米軍駐留費交渉 韓国に圧力 エスパー氏「韓国人職員休職に」
2020年3月14日 朝刊

 【ソウル=中村彰宏】在韓米軍の駐留経費をめぐり、米韓の交渉が難航している。大幅増を求める米国に韓国が反発、六度の交渉を重ねたが合意に至っていない。米側は在韓米軍で働く九千人の韓国人職員を四月から無給で休職にすると通告し、圧力をかけている。
 エスパー米国防長官と韓国の鄭景斗(チョンギョンドゥ)国防相は先月二十四日に会談し、協議したものの決裂。エスパー氏は会談後の共同会見で「防衛費負担は、米国の納税者に不均衡であってはならない」と強調した。
 韓国は基地内の施設建設費などを負担。米韓メディアによると、米国は二〇二〇年の駐留経費として一九年の五倍となる五十億ドル(約五千五百億円)を要求したとされる。家族の支援費に伴う費用など新たな項目を設けたという。既存の駐留経費を巡る協定は昨年末に切れ、現在は協定がない状態。鄭氏は会見で、大幅増を求める米国と「認識の違いは明らか」と語った。

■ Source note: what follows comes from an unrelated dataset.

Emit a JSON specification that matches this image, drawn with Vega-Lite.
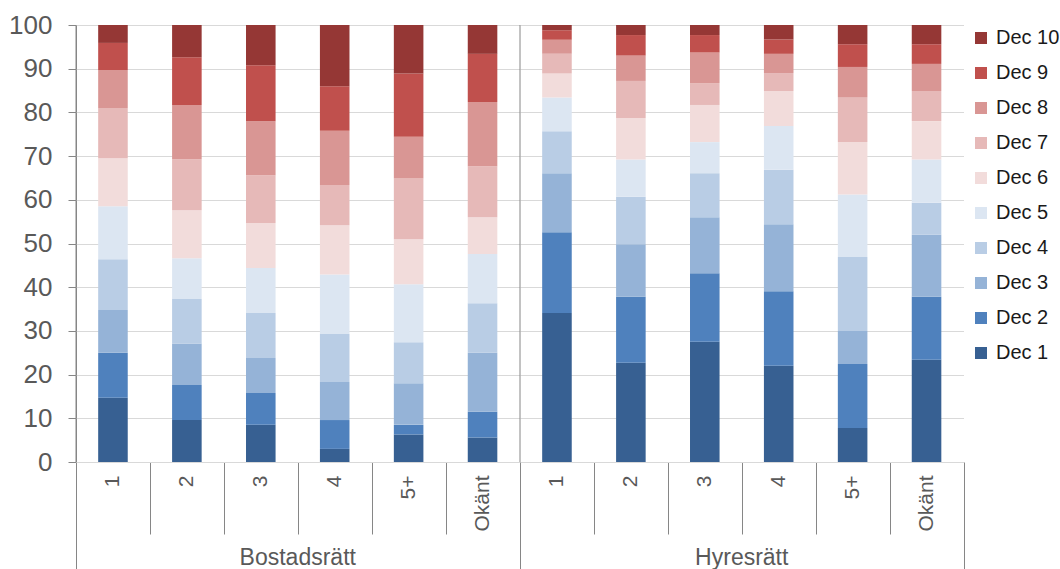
{
  "$schema": "https://vega.github.io/schema/vega-lite/v6.json",
  "padding": {"left": 8, "top": 12, "right": 0, "bottom": 0},
  "background": "white",
  "bounds": "flush",
  "data": {"values": [
    {"g":"Bostadsrätt","r":"1","n":1,"v":14.7},{"g":"Bostadsrätt","r":"1","n":2,"v":10.3},{"g":"Bostadsrätt","r":"1","n":3,"v":9.8},{"g":"Bostadsrätt","r":"1","n":4,"v":11.6},{"g":"Bostadsrätt","r":"1","n":5,"v":12.1},{"g":"Bostadsrätt","r":"1","n":6,"v":11.0},{"g":"Bostadsrätt","r":"1","n":7,"v":11.5},{"g":"Bostadsrätt","r":"1","n":8,"v":8.7},{"g":"Bostadsrätt","r":"1","n":9,"v":6.2},{"g":"Bostadsrätt","r":"1","n":10,"v":4.1},
    {"g":"Bostadsrätt","r":"2","n":1,"v":9.6},{"g":"Bostadsrätt","r":"2","n":2,"v":8.0},{"g":"Bostadsrätt","r":"2","n":3,"v":9.5},{"g":"Bostadsrätt","r":"2","n":4,"v":10.2},{"g":"Bostadsrätt","r":"2","n":5,"v":9.3},{"g":"Bostadsrätt","r":"2","n":6,"v":11.0},{"g":"Bostadsrätt","r":"2","n":7,"v":11.7},{"g":"Bostadsrätt","r":"2","n":8,"v":12.4},{"g":"Bostadsrätt","r":"2","n":9,"v":10.9},{"g":"Bostadsrätt","r":"2","n":10,"v":7.4},
    {"g":"Bostadsrätt","r":"3","n":1,"v":8.5},{"g":"Bostadsrätt","r":"3","n":2,"v":7.3},{"g":"Bostadsrätt","r":"3","n":3,"v":8.0},{"g":"Bostadsrätt","r":"3","n":4,"v":10.3},{"g":"Bostadsrätt","r":"3","n":5,"v":10.3},{"g":"Bostadsrätt","r":"3","n":6,"v":10.3},{"g":"Bostadsrätt","r":"3","n":7,"v":10.9},{"g":"Bostadsrätt","r":"3","n":8,"v":12.4},{"g":"Bostadsrätt","r":"3","n":9,"v":12.8},{"g":"Bostadsrätt","r":"3","n":10,"v":9.2},
    {"g":"Bostadsrätt","r":"4","n":1,"v":3.0},{"g":"Bostadsrätt","r":"4","n":2,"v":6.6},{"g":"Bostadsrätt","r":"4","n":3,"v":8.7},{"g":"Bostadsrätt","r":"4","n":4,"v":11.0},{"g":"Bostadsrätt","r":"4","n":5,"v":13.6},{"g":"Bostadsrätt","r":"4","n":6,"v":11.3},{"g":"Bostadsrätt","r":"4","n":7,"v":9.2},{"g":"Bostadsrätt","r":"4","n":8,"v":12.4},{"g":"Bostadsrätt","r":"4","n":9,"v":10.2},{"g":"Bostadsrätt","r":"4","n":10,"v":14.0},
    {"g":"Bostadsrätt","r":"5+","n":1,"v":6.3},{"g":"Bostadsrätt","r":"5+","n":2,"v":2.2},{"g":"Bostadsrätt","r":"5+","n":3,"v":9.5},{"g":"Bostadsrätt","r":"5+","n":4,"v":9.4},{"g":"Bostadsrätt","r":"5+","n":5,"v":13.3},{"g":"Bostadsrätt","r":"5+","n":6,"v":10.3},{"g":"Bostadsrätt","r":"5+","n":7,"v":13.9},{"g":"Bostadsrätt","r":"5+","n":8,"v":9.5},{"g":"Bostadsrätt","r":"5+","n":9,"v":14.5},{"g":"Bostadsrätt","r":"5+","n":10,"v":11.1},
    {"g":"Bostadsrätt","r":"Okänt","n":1,"v":5.6},{"g":"Bostadsrätt","r":"Okänt","n":2,"v":5.9},{"g":"Bostadsrätt","r":"Okänt","n":3,"v":13.5},{"g":"Bostadsrätt","r":"Okänt","n":4,"v":11.3},{"g":"Bostadsrätt","r":"Okänt","n":5,"v":11.3},{"g":"Bostadsrätt","r":"Okänt","n":6,"v":8.4},{"g":"Bostadsrätt","r":"Okänt","n":7,"v":11.7},{"g":"Bostadsrätt","r":"Okänt","n":8,"v":14.7},{"g":"Bostadsrätt","r":"Okänt","n":9,"v":11.0},{"g":"Bostadsrätt","r":"Okänt","n":10,"v":6.6},
    {"g":"Hyresrätt","r":"1","n":1,"v":34.1},{"g":"Hyresrätt","r":"1","n":2,"v":18.5},{"g":"Hyresrätt","r":"1","n":3,"v":13.5},{"g":"Hyresrätt","r":"1","n":4,"v":9.6},{"g":"Hyresrätt","r":"1","n":5,"v":7.7},{"g":"Hyresrätt","r":"1","n":6,"v":5.5},{"g":"Hyresrätt","r":"1","n":7,"v":4.5},{"g":"Hyresrätt","r":"1","n":8,"v":3.2},{"g":"Hyresrätt","r":"1","n":9,"v":2.2},{"g":"Hyresrätt","r":"1","n":10,"v":1.2},
    {"g":"Hyresrätt","r":"2","n":1,"v":22.7},{"g":"Hyresrätt","r":"2","n":2,"v":15.1},{"g":"Hyresrätt","r":"2","n":3,"v":12.0},{"g":"Hyresrätt","r":"2","n":4,"v":10.9},{"g":"Hyresrätt","r":"2","n":5,"v":8.5},{"g":"Hyresrätt","r":"2","n":6,"v":9.5},{"g":"Hyresrätt","r":"2","n":7,"v":8.5},{"g":"Hyresrätt","r":"2","n":8,"v":5.8},{"g":"Hyresrätt","r":"2","n":9,"v":4.7},{"g":"Hyresrätt","r":"2","n":10,"v":2.3},
    {"g":"Hyresrätt","r":"3","n":1,"v":27.5},{"g":"Hyresrätt","r":"3","n":2,"v":15.7},{"g":"Hyresrätt","r":"3","n":3,"v":12.8},{"g":"Hyresrätt","r":"3","n":4,"v":10.1},{"g":"Hyresrätt","r":"3","n":5,"v":7.1},{"g":"Hyresrätt","r":"3","n":6,"v":8.5},{"g":"Hyresrätt","r":"3","n":7,"v":5.0},{"g":"Hyresrätt","r":"3","n":8,"v":7.0},{"g":"Hyresrätt","r":"3","n":9,"v":4.0},{"g":"Hyresrätt","r":"3","n":10,"v":2.3},
    {"g":"Hyresrätt","r":"4","n":1,"v":22.0},{"g":"Hyresrätt","r":"4","n":2,"v":17.1},{"g":"Hyresrätt","r":"4","n":3,"v":15.3},{"g":"Hyresrätt","r":"4","n":4,"v":12.5},{"g":"Hyresrätt","r":"4","n":5,"v":10.0},{"g":"Hyresrätt","r":"4","n":6,"v":8.0},{"g":"Hyresrätt","r":"4","n":7,"v":4.1},{"g":"Hyresrätt","r":"4","n":8,"v":4.4},{"g":"Hyresrätt","r":"4","n":9,"v":3.3},{"g":"Hyresrätt","r":"4","n":10,"v":3.3},
    {"g":"Hyresrätt","r":"5+","n":1,"v":7.8},{"g":"Hyresrätt","r":"5+","n":2,"v":14.6},{"g":"Hyresrätt","r":"5+","n":3,"v":7.6},{"g":"Hyresrätt","r":"5+","n":4,"v":16.9},{"g":"Hyresrätt","r":"5+","n":5,"v":14.3},{"g":"Hyresrätt","r":"5+","n":6,"v":12.0},{"g":"Hyresrätt","r":"5+","n":7,"v":10.3},{"g":"Hyresrätt","r":"5+","n":8,"v":6.9},{"g":"Hyresrätt","r":"5+","n":9,"v":5.2},{"g":"Hyresrätt","r":"5+","n":10,"v":4.4},
    {"g":"Hyresrätt","r":"Okänt","n":1,"v":23.4},{"g":"Hyresrätt","r":"Okänt","n":2,"v":14.4},{"g":"Hyresrätt","r":"Okänt","n":3,"v":14.2},{"g":"Hyresrätt","r":"Okänt","n":4,"v":7.3},{"g":"Hyresrätt","r":"Okänt","n":5,"v":9.9},{"g":"Hyresrätt","r":"Okänt","n":6,"v":8.8},{"g":"Hyresrätt","r":"Okänt","n":7,"v":6.9},{"g":"Hyresrätt","r":"Okänt","n":8,"v":6.2},{"g":"Hyresrätt","r":"Okänt","n":9,"v":4.5},{"g":"Hyresrätt","r":"Okänt","n":10,"v":4.4}
  ]},
  "facet": {
    "column": {
      "field": "g", "type": "nominal", "sort": ["Bostadsrätt", "Hyresrätt"], "title": null,
      "header": {"labelOrient": "bottom", "labelFont": "Liberation Sans", "labelFontSize": 23, "labelColor": "#595959", "labelPadding": -23}
    }
  },
  "spacing": 0,
  "spec": {
    "width": 443.5,
    "height": 437,
    "layer": [
      {
        "mark": {"type": "bar", "width": {"band": 0.4}},
        "encoding": {
          "x": {
            "field": "r", "type": "nominal", "sort": ["1", "2", "3", "4", "5+", "Okänt"],
            "scale": {"paddingInner": 0, "paddingOuter": 0},
            "axis": {
              "title": null, "labelAngle": -90, "labelFontSize": 21, "labelColor": "#595959",
              "tickBand": "extent",
              "tickSize": {"condition": {"test": "datum.value === 'Okänt' || datum.index === -1", "value": 107}, "value": 72},
              "labelPadding": {"condition": {"test": "datum.value === 'Okänt' || datum.index === -1", "value": -94}, "value": -59},
              "domainColor": "#868686", "tickColor": "#868686"
            }
          },
          "y": {
            "field": "v", "type": "quantitative", "stack": "zero",
            "scale": {"domain": [0, 100], "nice": false},
            "axis": {
              "title": null, "values": [0, 10, 20, 30, 40, 50, 60, 70, 80, 90, 100],
              "labelFontSize": 26, "labelColor": "#595959", "labelPadding": 16, "tickSize": 8,
              "domainColor": "#868686", "tickColor": "#868686", "gridColor": "#D9D9D9"
            }
          },
          "color": {
            "field": "n", "type": "ordinal",
            "scale": {
              "domain": [10, 9, 8, 7, 6, 5, 4, 3, 2, 1],
              "range": ["#953735", "#C0504D", "#D99694", "#E6B9B8", "#F2DCDB", "#DCE6F2", "#B9CDE5", "#95B3D7", "#4F81BD", "#376092"]
            },
            "legend": {
              "title": null, "labelExpr": "'Dec ' + datum.label", "symbolType": "square", "symbolSize": 144,
              "symbolStrokeWidth": 0, "labelFontSize": 20, "labelColor": "#1a1a1a", "labelOffset": 5,
              "rowPadding": 15, "offset": 3, "padding": 3
            }
          },
          "order": {"field": "n", "type": "quantitative"}
        }
      },
      {
        "transform": [{"filter": "datum.r === '1' && datum.n === 1"}],
        "mark": {"type": "rule", "color": "#868686", "strokeWidth": 1},
        "encoding": {"x": {"field": "r", "type": "nominal", "bandPosition": 0, "sort": ["1", "2", "3", "4", "5+", "Okänt"]}}
      }
    ]
  },
  "config": {
    "font": "Liberation Sans",
    "view": {"stroke": null},
    "axis": {"labelFont": "Liberation Sans"},
    "legend": {"labelFont": "Liberation Sans"}
  }
}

 米軍は一月末に、韓国人職員の休職を通告。米国防総省は合意できない場合、米軍基地で働く韓国人に賃金を支払う基金が三月末に底をつくと説明している。エスパー氏は、三月末までに合意できなければ「韓国人職員を休職にする」と強調する一方、鄭氏は「そういうことがあってはならない」と述べた。
 韓国の世論調査では九割が負担増に反対。文在寅政権も容易には要求をのめない状況だ。今後、本格化する在日米軍の駐留経費の交渉で米国は日本にも負担増を求めるとみられ、米韓協議の行方が注目される。